Well done America: APIs are copyrightable now

Oracle Headquarters

Back in 2012 after a six-week trial of critical importance, Google won a decisive victory over Oracle concerning the rights to use the Java APIs. Now that victory has been overturned by an appeals court in a ruling that is as misguided as it is dangerous.

In the original case Judge Alsup, having taught himself to program so as to better understand the issues at hand, concluded:

So long as the specific code used to implement a method is different, anyone is free under the Copyright Act to write his or her own code to carry out exactly the same function or specification of any methods used in the Java API

That’s fairly clear and decisive. But now the US Appeals Court for the Federal Circuit have ruled to the contrary:

Because we conclude that the declaring code and the structure, sequence, and organization of the API packages are entitled to copyright protection, we reverse the district court’s copyrightability determination with instructions to reinstate the jury’s infringement finding as to the 37 Java packages.

There are two results here. Firstly, since the jury in the original case found that should the APIs be subject to copyright Google had indeed infringed. So now the jury’s decision stands and now Google have to fall back on their fair-use defence, which Alsup agreed with but the jury split on.

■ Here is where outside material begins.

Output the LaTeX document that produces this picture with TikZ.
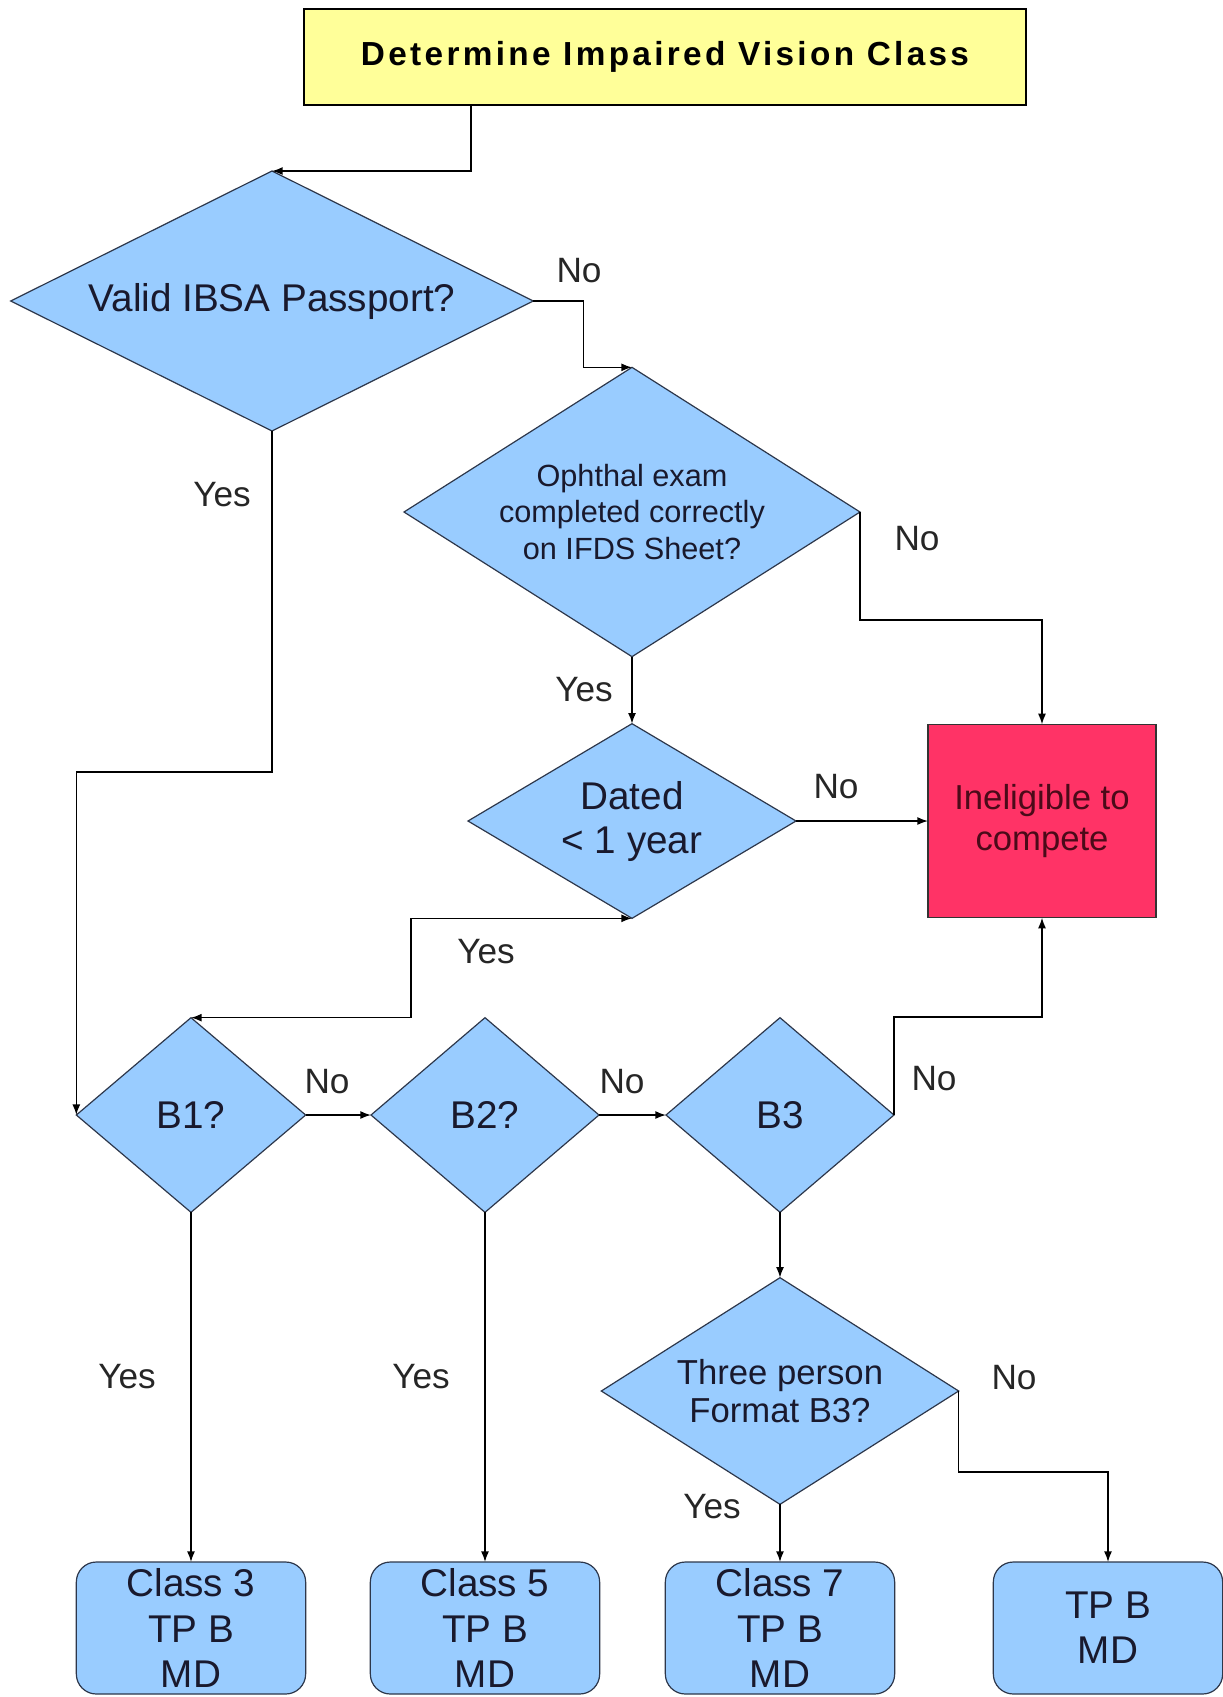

More crucially though, as far as American law is concerned, APIs are subject to copyright. That has severe repercussions for interoperability. You can only write a system that interoperates with another if you use the same interfaces, the same API. That’s the whole point. To say that you need a licence to do so goes against some of the foundations of software development. Techdirt and Android Police rant about it far better than I can. Suffice to say, the appeals court doesn’t seem to understand the slightest aspect of what they were ruling on and they might just have made a huge mess for a lot of people. A lot of people.